Baptisé d'un surnom, voyageant le plus souvent à pied, sac au dos et muni d'une canne emblématique remise par la société, l'ouvrier est tenu de s'arrêter dans des villes déterminées. À chacune de ces étapes, il est assuré du gîte et du couvert dans un foyer (la « cayenne »), siège de la direction locale de la société, où vivent d'autres compagnons. Deux autorités respectées dirigent la cayenne : la « mère », hôtesse dévouée, et le « premier en ville », régulièrement élu, qui pourront mettre le compagnon à l'amende à chaque manquement moral, amende destinée à grossir la bourse commune. Dès l'arrivée du compagnon, le « rouleur », qui tient registre, lui cherche un emploi dans un atelier ou une boutique, et l'introduit auprès de l'employeur. Lorsqu'il repart sur la route du tour (le « trimard »), une escorte, en grande tenue, lui fait la « conduite en règle » en l'accompagnant à la limite de la ville. Temps fort de la vie du compagnon, le tour de France devient une pratique minoritaire dans la seconde moitié du XIXe siècle, du fait de la révolution industrielle.

Tour de France,

course cycliste par étapes créée en 1903. Venue d'Angleterre dans les années 1880, la bicyclette a tôt fait de conquérir la France.
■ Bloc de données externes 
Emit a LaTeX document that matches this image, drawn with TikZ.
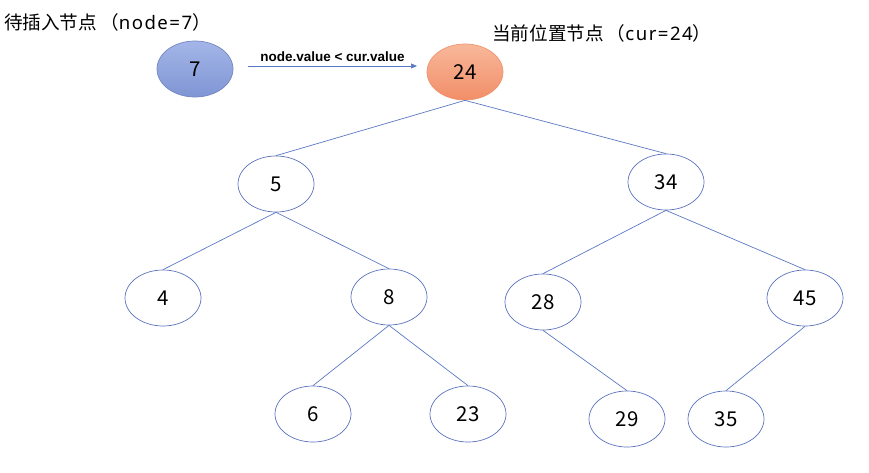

L'avenir pourrait apparaître radieux pour le quotidien sportif le Vélo, qui a alors la mainmise sur les courses, si son directeur, Pierre Giffard, dreyfusard convaincu, n'interdisait ses colonnes au comte de Dion, industriel entreprenant mais antidreyfusard notoire. L'homme d'affaires réplique en lançant l'Auto-Vélo (devenu rapidement l'Auto), dont il confie les destinées à un ancien recordman de l'heure, Henri Desgrange, lequel décide d'organiser « la plus grande course cycliste du monde ».

Couru du 1er au 18 juillet 1903, de jour comme de nuit, dessinant une boucle intérieure en six étapes - de Paris à Paris -, ce premier Tour de France connaît un immense succès populaire, voit Maurice Garin triompher et l'Auto « terrasser » le Vélo. Desgrange ne cesse ensuite d'encadrer et d'organiser « son » Tour : les étapes deviennent plus nombreuses, et la course épouse progressivement la forme de l'Hexagone ; la montagne vient durcir l'épreuve ; en 1930, les formations nationales remplacent les équipes commerciales, pour la plus grande joie de l'Action française, qui voit dans la course un moyen de satisfaire son idéologie. Les classements se multiplient : au maillot jaune - apparu dès 1919 - viennent s'ajouter un maillot du meilleur grimpeur, un autre pour la régularité, etc. Des véhicules extra-sportifs apparaissent, embryon de cette caravane et de ce « village » publicitaires qui font désormais du Tour le prétexte sportif d'un gigantesque cirque ambulant aux enjeux économiques déterminants. Car derrière la compétition se cache une véritable entreprise : la Société du Tour de France. Filiale du groupe de presse Amaury - organisateur de l'épreuve depuis 1947 -, elle s'occupe non seulement du quotidien de la course, mais surtout de la mise sur pied de la « Grande Boucle » : négociation avec les villes-étapes, aménagement du parcours avec les autorités administratives, exploitation des droits télévisés, etc.